Во сне я превратился в его собеседника.
– А, понятно, – кивнул я. – Бутылка кока-колы.
Мимо, покачивая бедрами, прошла Ума. Фернандель, проводив ее глазами, ткнул большим пальцем в направлении ее удаляющихся ягодиц.
– Моя бутылка кока-колы, – сказал он с законной гордостью.
x x x
Повседневная жизнь. Аурора изо дня в день работала, но меня больше не допускала в мастерскую. Авраам бывал занят допоздна, и когда я однажды спросил его, почему я так надолго задержался в мире детских задниц, – я, которому отпущено так мало времени! – он ответил:
– Слишком уж многое в твоей жизни шло быстрей, чем нужно. Теперь полезно будет чуть затормозиться.
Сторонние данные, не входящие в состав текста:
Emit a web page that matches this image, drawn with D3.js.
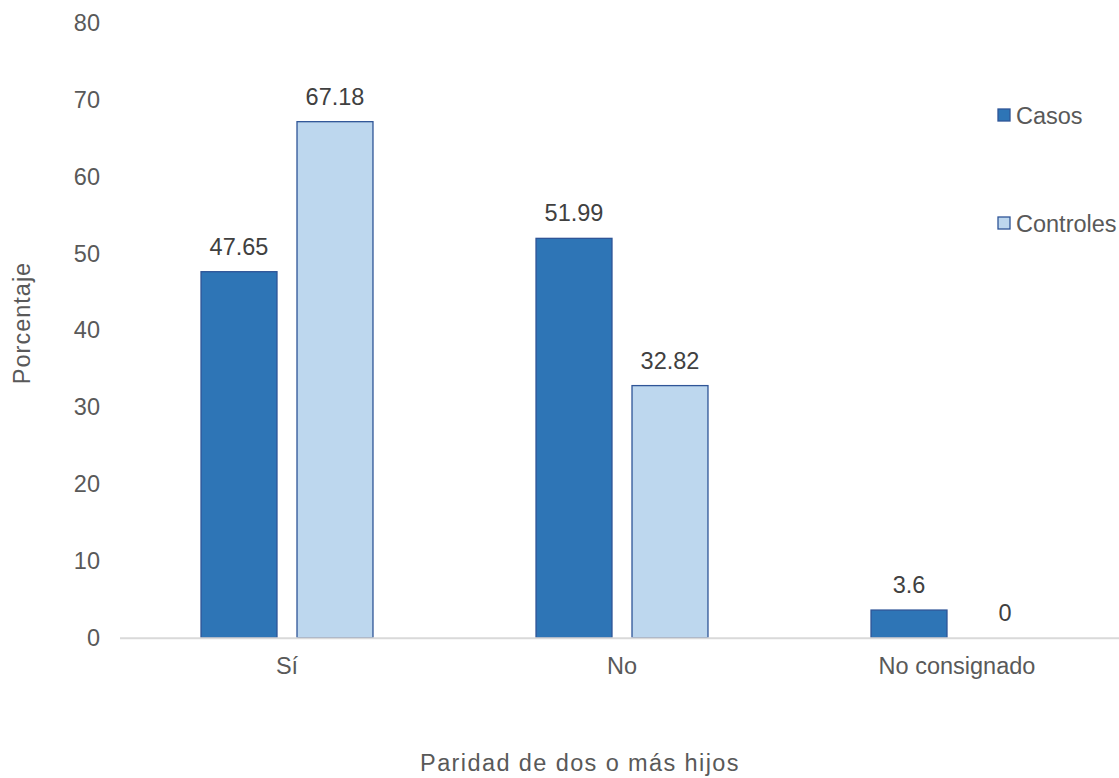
<!DOCTYPE html>
<html>
<head>
<meta charset="utf-8">
<script src="https://cdn.jsdelivr.net/npm/d3@7"></script>
<style>
  html, body { margin: 0; padding: 0; background: #ffffff; }
  svg { display: block; font-family: "Liberation Sans", Arial, sans-serif; }
</style>
</head>
<body>
<svg id="chart" width="1119" height="778"></svg>
<script>
// Paridad de dos o más hijos: porcentaje de casos y controles
const categories = ["Sí", "No", "No consignado"];
const seriesNames = ["Casos", "Controles"];
const casos = [47.65, 51.99, 3.6];
const controles = [67.18, 32.82, 0];
const yTicks = [0, 10, 20, 30, 40, 50, 60, 70, 80];

const colors = { Casos: "#2E75B6", Controles: "#BDD7EE" };
const strokeColor = "#2F5597";
const textColor = "#595959";
const fontSize = 23.5;

const svg = d3.select("#chart");

const rows = categories.map((c, i) => ({
  category: c,
  values: [
    { series: "Casos", value: casos[i] },
    { series: "Controles", value: controles[i] }
  ]
}));

const x0 = d3.scaleBand().domain(categories).range([119.5, 1124.5]).padding(0);
const x1 = d3.scaleBand().domain(seriesNames).range([0, x0.bandwidth()])
  .paddingInner(0.198).paddingOuter(0.844);
const y = d3.scaleLinear().domain([0, 80]).range([637.7, 23.2]);

// Y tick labels (no axis line, no gridlines)
svg.append("g").selectAll("text").data(yTicks).join("text")
  .attr("x", 100).attr("y", d => y(d))
  .attr("text-anchor", "end").attr("dominant-baseline", "central")
  .attr("fill", textColor).attr("font-size", fontSize)
  .text(d => d);

// Bars
const groups = svg.append("g").selectAll("g").data(rows).join("g")
  .attr("transform", d => `translate(${x0(d.category)},0)`);

groups.selectAll("rect").data(d => d.values.filter(v => v.value > 0)).join("rect")
  .attr("x", d => x1(d.series) + 0.5)
  .attr("y", d => y(d.value))
  .attr("width", x1.bandwidth() - 1)
  .attr("height", d => y(0) - y(d.value))
  .attr("fill", d => colors[d.series])
  .attr("stroke", strokeColor).attr("stroke-width", 1.3);

// Value labels
groups.selectAll("text").data(d => d.values).join("text")
  .attr("x", d => x1(d.series) + x1.bandwidth() / 2)
  .attr("y", d => y(d.value) - 17)
  .attr("text-anchor", "middle")
  .attr("fill", "#404040").attr("font-size", fontSize)
  .text(d => d.value);

// X axis baseline
const xAxis = d3.axisBottom(x0).tickSize(0).tickPadding(20);
const gx = svg.append("g").attr("transform", `translate(0,${y(0)})`).call(xAxis);
gx.select(".domain").attr("stroke", "#D9D9D9").attr("stroke-width", 2);
gx.selectAll(".tick text")
  .attr("fill", textColor).attr("font-size", fontSize)
  .attr("font-family", "Liberation Sans, Arial, sans-serif");

// Axis titles
svg.append("text")
  .attr("x", 580).attr("y", 771)
  .attr("text-anchor", "middle").attr("fill", textColor).attr("font-size", fontSize)
  .attr("letter-spacing", 1.4)
  .text("Paridad de dos o más hijos");

svg.append("text")
  .attr("transform", "translate(30,323) rotate(-90)")
  .attr("text-anchor", "middle").attr("fill", textColor).attr("font-size", fontSize)
  .attr("letter-spacing", 1)
  .text("Porcentaje");

// Legend
const legend = svg.append("g").selectAll("g").data(seriesNames).join("g")
  .attr("transform", (d, i) => `translate(998,${109 + i * 108})`);
legend.append("rect")
  .attr("width", 12).attr("height", 12)
  .attr("fill", d => colors[d]).attr("stroke", strokeColor).attr("stroke-width", 1.3);
legend.append("text")
  .attr("x", 18).attr("y", 14.5)
  .attr("fill", textColor).attr("font-size", fontSize)
  .text(d => d);
</script>
</body>
</html>
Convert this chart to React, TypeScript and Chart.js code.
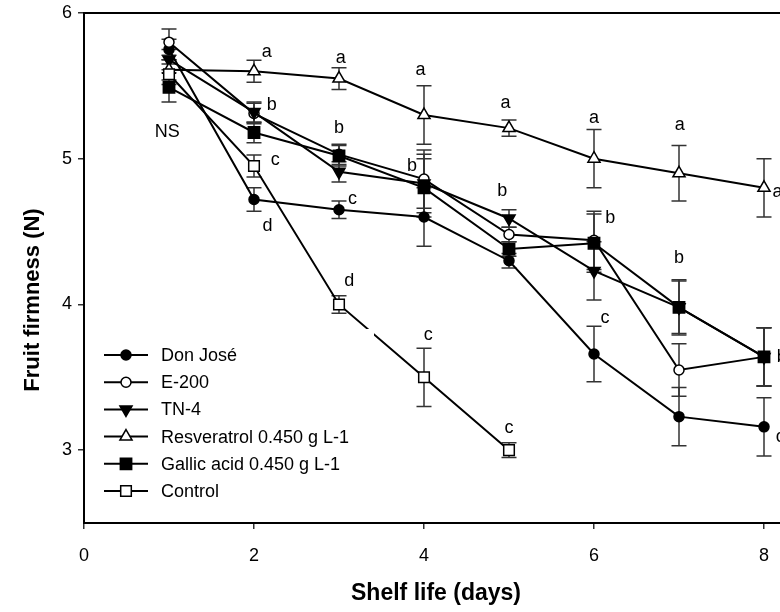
import React, { useEffect, useRef } from 'react';
import { Chart, registerables } from 'chart.js';

Chart.register(...registerables);

// ---------- data ----------
const DAYS = [1, 2, 3, 4, 5, 6, 7, 8];

const DON_JOSE = [5.75, 4.72, 4.65, 4.6, 4.3, 3.66, 3.23, 3.16];
const DON_JOSE_ERR = [0.07, 0.08, 0.06, 0.2, 0.05, 0.19, 0.2, 0.2];
const E200 = [5.8, 5.31, 5.03, 4.86, 4.48, 4.44, 3.55, 3.64];
const E200_ERR = [0.09, 0.07, 0.07, 0.2, 0.05, 0.2, 0.18, 0.2];
const TN4 = [5.68, 5.32, 4.91, 4.83, 4.59, 4.23, 3.98, 3.64];
const TN4_ERR = [0.07, 0.07, 0.07, 0.2, 0.06, 0.2, 0.18, 0.2];
const RESVERATROL = [5.61, 5.6, 5.55, 5.3, 5.21, 5.0, 4.9, 4.8];
const RESVERATROL_ERR = [0.07, 0.075, 0.075, 0.2, 0.055, 0.2, 0.19, 0.2];
const GALLIC = [5.49, 5.18, 5.02, 4.8, 4.38, 4.42, 3.98, 3.64];
const GALLIC_ERR = [0.1, 0.07, 0.07, 0.2, 0.05, 0.2, 0.19, 0.2];
const CONTROL = [5.58, 4.95, 4.0, 3.5, 3.0];
const CONTROL_ERR = [0.07, 0.075, 0.06, 0.2, 0.05];

const X_TICKS = [0, 2, 4, 6, 8];
const Y_TICKS = [3, 4, 5, 6];

const ANN_X = [0.98, 2.15, 2.21, 2.25, 2.16, 3.02, 3.0, 3.16, 3.12, 3.96, 3.86, 4.05, 4.96, 4.92, 5.0, 6.0, 6.19, 6.13, 7.01, 7.0, 8.16, 8.21, 8.19];
const ANN_Y = [5.18, 5.73, 5.37, 4.99, 4.54, 5.69, 5.21, 4.72, 4.16, 5.61, 4.95, 3.79, 5.38, 4.78, 3.15, 5.28, 4.59, 3.91, 5.23, 4.32, 4.77, 3.64, 3.09];
const ANN_TEXT = ['NS', 'a', 'b', 'c', 'd', 'a', 'b', 'c', 'd', 'a', 'b', 'c', 'a', 'b', 'c', 'a', 'b', 'c', 'a', 'b', 'a', 'b', 'c'];

const SERIES = [
  { label: 'Don José', values: DON_JOSE, err: DON_JOSE_ERR, style: 'circle', filled: true },
  { label: 'E-200', values: E200, err: E200_ERR, style: 'circle', filled: false },
  { label: 'TN-4', values: TN4, err: TN4_ERR, style: 'triangleDown', filled: true },
  { label: 'Resveratrol 0.450 g L-1', values: RESVERATROL, err: RESVERATROL_ERR, style: 'triangle', filled: false },
  { label: 'Gallic acid 0.450 g L-1', values: GALLIC, err: GALLIC_ERR, style: 'rect', filled: true },
  { label: 'Control', values: CONTROL, err: CONTROL_ERR, style: 'rect', filled: false },
];

const FONT = '"Liberation Sans", Arial, sans-serif';
const W = 860;
const H = 612;

function markerProps(style: string, filled: boolean) {
  let pointStyle: any = 'circle';
  let radius = 5;
  let rotation = 0;
  if (style === 'triangle') { pointStyle = 'triangle'; radius = 7; }
  if (style === 'triangleDown') { pointStyle = 'triangle'; radius = 7; rotation = 180; }
  if (style === 'rect') { pointStyle = 'rect'; radius = filled ? 8 : 7.5; }
  return { pointStyle, radius, rotation, bg: filled ? '#000' : '#fff' };
}

function drawMarker(ctx: CanvasRenderingContext2D, style: string, filled: boolean, x: number, y: number) {
  const m = markerProps(style, filled);
  ctx.save();
  ctx.beginPath();
  if (style === 'circle') {
    ctx.arc(x, y, m.radius, 0, Math.PI * 2);
  } else if (style === 'rect') {
    const s = Math.SQRT1_2 * m.radius;
    ctx.rect(x - s, y - s, 2 * s, 2 * s);
  } else {
    const r = m.radius;
    const dir = style === 'triangleDown' ? -1 : 1;
    ctx.moveTo(x, y - dir * r);
    ctx.lineTo(x + r * Math.sin(Math.PI / 3), y + dir * r * 0.5);
    ctx.lineTo(x - r * Math.sin(Math.PI / 3), y + dir * r * 0.5);
    ctx.closePath();
  }
  ctx.fillStyle = m.bg;
  ctx.fill();
  ctx.lineWidth = 1.5;
  ctx.strokeStyle = '#000';
  ctx.stroke();
  ctx.restore();
}

const frameAndBars = {
  id: 'frameAndBars',
  beforeDatasetsDraw(chart: any) {
    const ctx = chart.ctx as CanvasRenderingContext2D;
    const ys = chart.scales.y;
    ctx.save();
    ctx.strokeStyle = '#333';
    ctx.lineWidth = 1.5;
    SERIES.forEach((s, i) => {
      const meta = chart.getDatasetMeta(i);
      meta.data.forEach((pt: any, j: number) => {
        const v = s.values[j];
        const e = s.err[j];
        const x = pt.x;
        const y1 = ys.getPixelForValue(v + e);
        const y2 = ys.getPixelForValue(v - e);
        ctx.beginPath();
        ctx.moveTo(x, y1);
        ctx.lineTo(x, y2);
        ctx.moveTo(x - 7.5, y1);
        ctx.lineTo(x + 7.5, y1);
        ctx.moveTo(x - 7.5, y2);
        ctx.lineTo(x + 7.5, y2);
        ctx.stroke();
      });
    });
    ctx.restore();
  },
  afterDatasetsDraw(chart: any) {
    const ctx = chart.ctx as CanvasRenderingContext2D;
    const ca = chart.chartArea;
    const xs = chart.scales.x;
    const ys = chart.scales.y;
    ctx.save();
    // legend box
    const lx = ca.left + 6;
    const ly = 329;
    ctx.fillStyle = '#fff';
    ctx.fillRect(lx, ly, 374 - lx, 188);
    ctx.font = `18px ${FONT}`;
    ctx.textBaseline = 'middle';
    ctx.textAlign = 'left';
    SERIES.forEach((s, i) => {
      const y = 355 + i * 27.2;
      ctx.strokeStyle = '#000';
      ctx.lineWidth = 2;
      ctx.beginPath();
      ctx.moveTo(ca.left + 20, y);
      ctx.lineTo(ca.left + 64, y);
      ctx.stroke();
      drawMarker(ctx, s.style, s.filled, ca.left + 42, y);
      ctx.fillStyle = '#000';
      ctx.fillText(s.label, ca.left + 77, y + 1);
    });
    // significance letters
    ctx.textAlign = 'center';
    ctx.fillStyle = '#000';
    ANN_TEXT.forEach((t, i) => {
      ctx.fillText(t, xs.getPixelForValue(ANN_X[i]), ys.getPixelForValue(ANN_Y[i]));
    });
    // frame
    ctx.strokeStyle = '#000';
    ctx.lineWidth = 2;
    ctx.strokeRect(ca.left, ca.top, ca.right - ca.left, ca.bottom - ca.top);
    // axis titles
    ctx.font = `bold 23px ${FONT}`;
    ctx.textAlign = 'center';
    ctx.fillText('Shelf life (days)', 436, 594);
    ctx.font = `bold 22px ${FONT}`;
    ctx.translate(33, 300);
    ctx.rotate(-Math.PI / 2);
    ctx.fillText('Fruit firmness (N)', 0, 0);
    ctx.restore();
  },
};

export default function App() {
  const ref = useRef<HTMLCanvasElement | null>(null);
  useEffect(() => {
    if (!ref.current) return;
    const datasets = SERIES.map((s, i) => {
      const m = markerProps(s.style, s.filled);
      return {
        label: s.label,
        data: s.values.map((v, j) => ({ x: DAYS[j], y: v })),
        order: SERIES.length - i,
        borderColor: '#000',
        borderWidth: 2,
        backgroundColor: m.bg,
        pointBackgroundColor: m.bg,
        pointBorderColor: '#000',
        pointBorderWidth: 1.5,
        pointStyle: m.pointStyle,
        pointRadius: m.radius,
        pointRotation: m.rotation,
        tension: 0,
        fill: false,
      };
    });
    const chart = new Chart(ref.current, {
      type: 'line',
      data: { datasets },
      plugins: [frameAndBars],
      options: {
        animation: false,
        responsive: false,
        devicePixelRatio: 1,
        layout: { padding: { left: 0, top: 13, right: W - 849, bottom: 0 } },
        plugins: { legend: { display: false }, tooltip: { enabled: false } },
        scales: {
          x: {
            type: 'linear',
            min: 0,
            max: 9,
            afterBuildTicks: (axis: any) => {
              axis.ticks = X_TICKS.map((v) => ({ value: v }));
            },
            afterFit: (axis: any) => {
              axis.height = 89;
              axis.paddingLeft = 0;
              axis.paddingRight = 0;
            },
            grid: { drawOnChartArea: false, drawTicks: true, tickLength: 6, color: '#333', lineWidth: 1.5 },
            border: { display: false },
            ticks: { color: '#000', font: { family: FONT, size: 18 }, padding: 16, maxRotation: 0 },
          },
          y: {
            type: 'linear',
            min: 2.5,
            max: 6,
            afterBuildTicks: (axis: any) => {
              axis.ticks = Y_TICKS.map((v) => ({ value: v }));
            },
            afterFit: (axis: any) => {
              axis.width = 84;
              axis.paddingTop = 0;
              axis.paddingBottom = 0;
            },
            grid: { drawOnChartArea: false, drawTicks: true, tickLength: 6, color: '#333', lineWidth: 1.5 },
            border: { display: false },
            ticks: { color: '#000', font: { family: FONT, size: 18 }, padding: 6 },
          },
        },
      },
    });
    return () => chart.destroy();
  }, []);
  return (
    <div style={{ position: 'fixed', left: 0, top: 0, width: 780, height: 612, overflow: 'hidden', background: '#fff' }}>
      <canvas ref={ref} width={W} height={H} style={{ position: 'absolute', left: 0, top: 0, width: W, height: H }} />
    </div>
  );
}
Проявляя молчаливую солидарность, он перестал играть в гольф с УМОЙ Сарасвати. Может быть, ему теперь тоже недоставало ее разнонаправленных чар.
Тишина в раю; тишина и боль. Госпожа Ганди вернулась к власти и сделала сына Санджая своей правой рукой, чем доказала, что в делах государственных моральные принципы не играют никакой роли – только родственные отношения. Мне вспомнились «индийские вариации» Васко Миранды на тему теории относительности Эйнштейна: Все относительно – то есть все благодаря родственным отношениям. Искривляется не только луч света, но и все остальное. Ради добрых отношений можно искривите точку, искривите истину, искривите критерии назначения на должность, искривите закон, "^"равняется «эм», умноженному на «ка квадрат», где «дэ» – династия, «эм» – общая масса родственников, а «ка», конечно, коррупция, которая является единственной мировой постоянной, – ведь в Индии даже скорость света меняется в зависимости от накладных расходов и скачков напряжения в сети. Отъезд Васко сделал тишину еще более глубокой. Старый дом с его закоулками казался оголенной сценой, по которой шаркающими призраками бродили истощенные, отыгравшие свое актеры. Или, может быть, они играли теперь на других сценах и только в этом доме царила тьма.
Я не преминул заметить – более того, какое-то время это занимало большую часть моих мыслей, пока я бодрствовал, – что случившееся в некотором смысле стало поражением плюралистской философии, в которой мы все были воспитаны. Ибо не кто иной, как плюралиста Ума с ее множеством "я", с ее бесконечной изобретательностью, с ее отношением к действительности как к чему-то чрезвычайно податливому и пластичному – не кто иной, как она оказалась тухлым яйцом; и откатила ее прочь именно Аурора, которая всю жизнь была сторонницей многообразия в противовес единству, а теперь с помощью Минто обнаружила некие фундаментальные истины и воспылала праведным гневом.